我气结无语。缓了一会儿问,说我养你那个人干嘛去了?荣苦涩的咬着牙说,他啥都听他妈的。那天我难受,想吃桃罐头,他刚给我买回来,他妈看见了,说我嗓子疼不能吃凉的,他连拿都没敢往我屋拿。
岁月改变了荣。有了闺女后她更加逆来受顺,把全部精力投入到家里,她不敢表达委屈和不满,不敢和老公吵架,照顾闺女也是全部按照婆婆的旨意,对小她5岁的小姑子照顾的比自己闺女还周到,小姑子从不领情,嫌她这不好那不对。他们从不喊她名字,她是光耀媳妇,是星星妈,是她嫂子,唯独不是她自己。在家里,她没有话语权,没有独立的空间。她像寄生蟹一样不停的向前爬,用辛劳和委屈取悦着家里每一个人。
生活的轨道不在相通,我和荣逐渐失去了交集。
再见荣,我们竟然到了知天命的年龄。正在买菜,听到有人喊我,抬起头,愣愣的看了半天,才端详出来是荣。她整个人瘦到脱相,脸色蜡黄,衣服色泽灰暗,松松垮垮,曾经乌黑油亮扎在头顶上的高马尾松松的绾的很低,白花花的散落在肩膀上,干枯的像一蓬乱草。我唏嘘不已,她涩涩的苦笑了一下,说脖子上涨了个疙瘩,针灸完刚好路过这边买菜。来不及细聊,她就急着走了,说得赶紧回去做饭。
望着她远去的背影,我心里五味杂陈。在这个男女平等,只要肯弯腰就能养活自己的年代,我不明白荣为什么要一直委曲求全,为什么不能走出家门,靠自己的双手,开开心心的做自己?!
全职太太,荣不是个列。
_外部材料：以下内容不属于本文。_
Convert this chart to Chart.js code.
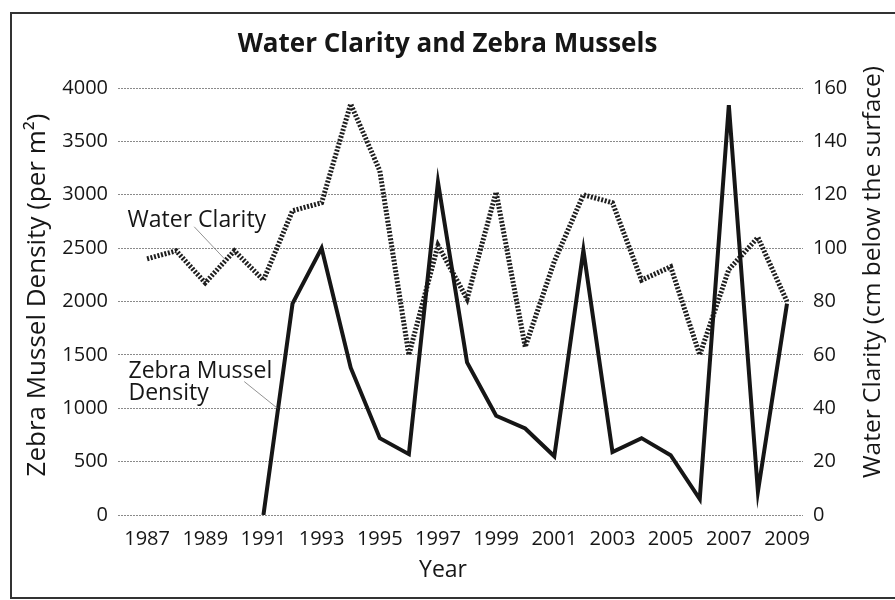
<!DOCTYPE html>
<html>
<head>
<meta charset="utf-8">
<script src="https://cdn.jsdelivr.net/npm/chart.js@4.4.1/dist/chart.umd.min.js"></script>
<style>
  html, body { margin: 0; padding: 0; background: #fff; }
  #wrap { position: relative; width: 895px; height: 600px; }
</style>
</head>
<body>
<div id="wrap"><canvas id="chart"></canvas></div>
<script>
/* ── Data ── */
const years = [1987, 1988, 1989, 1990, 1991, 1992, 1993, 1994, 1995, 1996, 1997, 1998,
               1999, 2000, 2001, 2002, 2003, 2004, 2005, 2006, 2007, 2008, 2009];
const musselDensity = [null, null, null, null, 0, 1980, 2500, 1380, 720, 570, 3120, 1430,
                       930, 810, 550, 2480, 590, 720, 560, 150, 3840, 220, 1980];
const waterClarity = [96, 99, 87, 99, 88, 114, 117, 154, 129, 60, 101, 81,
                      121, 63, 95, 120, 117, 88, 93, 60, 92, 104, 80];
const yearTicks = [1987, 1989, 1991, 1993, 1995, 1997, 1999, 2001, 2003, 2005, 2007, 2009];

const FONT = "'Open Sans', 'Noto Sans', sans-serif";
const INK = '#161616';

function rotatedText(ctx, text, cx, cy, size) {
    ctx.save();
    ctx.translate(cx, cy);
    ctx.rotate(-Math.PI / 2);
    ctx.font = `${size}px ${FONT}`;
    ctx.textAlign = 'center';
    ctx.textBaseline = 'middle';
    ctx.fillText(text, 0, 0);
    ctx.restore();
}

/* ── Extra drawing: frame, axis titles, inline labels with leader lines ── */
const decorations = {
    id: 'decorations',
    afterDraw(chart) {
        const { ctx, scales } = chart;
        const x = scales.x, yl = scales.yLeft, yr = scales.yRight;
        ctx.save();
        // outer frame
        ctx.strokeStyle = '#333';
        ctx.lineWidth = 2;
        ctx.strokeRect(11, 13, 900, 585);

        ctx.fillStyle = INK;
        ctx.font = `23px ${FONT}`;
        ctx.textAlign = 'center';
        ctx.textBaseline = 'middle';
        ctx.fillText('Year', 443, 570);

        // axis titles (both read bottom to top)
        rotatedText(ctx, 'Zebra Mussel Density (per m²)', 38, 295, 26);
        rotatedText(ctx, 'Water Clarity (cm below the surface)', 873, 272, 24.5);

        // inline series labels
        ctx.font = `23px ${FONT}`;
        ctx.textAlign = 'left';
        ctx.textBaseline = 'alphabetic';
        ctx.fillText('Water Clarity', x.getPixelForValue(1986.33), yl.getPixelForValue(2700));
        ctx.fillText('Zebra Mussel', x.getPixelForValue(1986.36), yl.getPixelForValue(1284));
        ctx.fillText('Density', x.getPixelForValue(1986.36), yl.getPixelForValue(1078));

        // leader lines
        ctx.strokeStyle = '#777';
        ctx.lineWidth = 0.8;
        ctx.beginPath();
        ctx.moveTo(x.getPixelForValue(1988.62), yr.getPixelForValue(108));
        ctx.lineTo(x.getPixelForValue(1989.66), yr.getPixelForValue(96));
        ctx.moveTo(x.getPixelForValue(1990.34), yl.getPixelForValue(1250));
        ctx.lineTo(x.getPixelForValue(1991.48), yl.getPixelForValue(1000));
        ctx.stroke();
        ctx.restore();
    }
};

new Chart(document.getElementById('chart'), {
    type: 'line',
    data: {
        datasets: [
            {
                label: 'Zebra Mussel Density',
                data: years.map((y, i) => ({ x: y, y: musselDensity[i] })),
                yAxisID: 'yLeft',
                borderColor: INK,
                borderWidth: 4,
                pointRadius: 0,
                tension: 0,
                spanGaps: false
            },
            {
                label: 'Water Clarity',
                data: years.map((y, i) => ({ x: y, y: waterClarity[i] })),
                yAxisID: 'yRight',
                borderColor: '#1e1e1e',
                borderWidth: 5,
                borderDash: [2, 1.6],
                pointRadius: 0,
                tension: 0
            }
        ]
    },
    options: {
        responsive: true,
        maintainAspectRatio: false,
        animation: false,
        layout: { padding: 0 },
        plugins: {
            legend: { display: false },
            tooltip: { enabled: false },
            title: {
                display: true,
                text: 'Water Clarity and Zebra Mussels',
                color: INK,
                font: { family: FONT, size: 26, weight: 'bold' },
                padding: { top: 29.4, bottom: 27.4 }
            }
        },
        scales: {
            x: {
                type: 'linear',
                min: 1986,
                max: 2009.55,
                afterBuildTicks: s => { s.ticks = yearTicks.map(v => ({ value: v })); },
                afterFit: s => { s.height = 85; },
                grid: { display: false, drawTicks: false },
                border: { display: false },
                ticks: {
                    color: INK, padding: 12, maxRotation: 0, autoSkip: false,
                    font: { family: FONT, size: 20 },
                    callback: v => String(v)
                }
            },
            yLeft: {
                position: 'left',
                min: 0, max: 4000,
                afterFit: s => { s.width = 118; },
                grid: { color: '#8a8a8a', lineWidth: 1, drawTicks: false },
                border: { display: false, dash: [2, 1] },
                ticks: {
                    stepSize: 500, color: INK, padding: 10,
                    font: { family: FONT, size: 20 },
                    callback: v => String(v)
                }
            },
            yRight: {
                position: 'right',
                min: 0, max: 160,
                afterFit: s => { s.width = 92; },
                grid: { display: false, drawTicks: false },
                border: { display: false },
                ticks: {
                    stepSize: 20, color: INK, padding: 10,
                    font: { family: FONT, size: 20 },
                    callback: v => String(v)
                }
            }
        }
    },
    plugins: [decorations]
});
</script>
</body>
</html>
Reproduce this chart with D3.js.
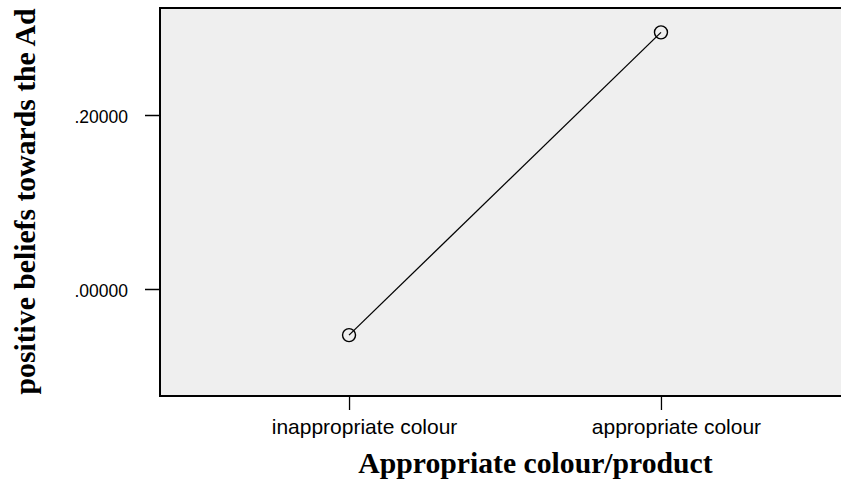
<!DOCTYPE html>
<html>
<head>
<meta charset="utf-8">
<script src="https://cdn.jsdelivr.net/npm/d3@7/dist/d3.min.js"></script>
<style>
  html, body { margin: 0; padding: 0; background: #fff; }
  svg { display: block; }
</style>
</head>
<body>
<svg id="chart" width="841" height="482"></svg>
<script>
const categories = ["inappropriate colour", "appropriate colour"];
const values = [-0.053, 0.295];
const yTicks = [0.0, 0.2];
const yTickLabels = [".00000", ".20000"];
const xTitle = "Appropriate colour/product";
const yTitle = "positive beliefs towards the Ad";

const svg = d3.select("#chart");
const plot = { left: 160, right: 850, top: 8, bottom: 396 };

const x = d3.scalePoint().domain(categories).range([plot.left, plot.right]).padding(0.606);
const y = d3.scaleLinear().domain([-0.123, 0.323]).range([plot.bottom, plot.top]);

// plot background
svg.append("rect")
  .attr("x", plot.left).attr("y", plot.top)
  .attr("width", plot.right - plot.left).attr("height", plot.bottom - plot.top)
  .attr("fill", "#efefef");

// frame (left, top, bottom)
svg.append("path")
  .attr("d", `M${plot.right},${plot.top}H${plot.left}V${plot.bottom}H${plot.right}`)
  .attr("fill", "none").attr("stroke", "#000").attr("stroke-width", 2);

// y axis
const yAxis = d3.axisLeft(y).tickValues(yTicks)
  .tickFormat((d, i) => yTickLabels[i]).tickSize(15).tickPadding(17);
const gy = svg.append("g").attr("transform", `translate(${plot.left},0)`).call(yAxis);
gy.select(".domain").remove();
gy.selectAll(".tick line").attr("stroke", "#000").attr("stroke-width", 1.5);
gy.selectAll(".tick text")
  .attr("font-family", "'Liberation Sans', Arial, sans-serif")
  .attr("font-size", 17.5).attr("fill", "#000").attr("dy", "0.45em");

// x axis
const xAxis = d3.axisBottom(x).tickSize(14).tickPadding(9);
const gx = svg.append("g").attr("transform", `translate(0,${plot.bottom})`).call(xAxis);
gx.select(".domain").remove();
gx.selectAll(".tick line").attr("stroke", "#000").attr("stroke-width", 1.3);
gx.selectAll(".tick text")
  .attr("font-family", "'Liberation Sans', Arial, sans-serif")
  .attr("font-size", 21).attr("fill", "#000").attr("dx", 15);

// line
const line = d3.line().x((d, i) => x(categories[i])).y(d => y(d));
svg.append("path").datum(values)
  .attr("d", line).attr("fill", "none").attr("stroke", "#000").attr("stroke-width", 1.3);

// markers
svg.selectAll("circle.pt").data(values).join("circle")
  .attr("class", "pt")
  .attr("cx", (d, i) => x(categories[i])).attr("cy", d => y(d))
  .attr("r", 6.5).attr("fill", "none").attr("stroke", "#000").attr("stroke-width", 1.4);

// axis titles
svg.append("text")
  .attr("x", 535.5).attr("y", 473)
  .attr("text-anchor", "middle")
  .attr("font-family", "'Liberation Serif', 'Times New Roman', serif")
  .attr("font-weight", "bold").attr("font-size", 29.7)
  .text(xTitle);

svg.append("text")
  .attr("transform", "translate(35,201.5) rotate(-90)")
  .attr("text-anchor", "middle")
  .attr("font-family", "'Liberation Serif', 'Times New Roman', serif")
  .attr("font-weight", "bold").attr("font-size", 29.7)
  .text(yTitle);
</script>
</body>
</html>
但全职太太大多数的辛苦和付出都不被看见。被轻视,被嫌弃乃至于被抛弃是大多数全职太太的命运。
女人,绝不能攀炎附势,依赖男人,过寄生生活。这个世界上除了你爹能无条件的养你,不会有第二个男人。况且婚姻本来就是一场势均力敌的交易,千万别傻傻的拎不清,中了情话毒。
全职太太和金钱无关,和人格尊严有关。女人,只有独立,才不会被欺负,才会遇见开心和幸福。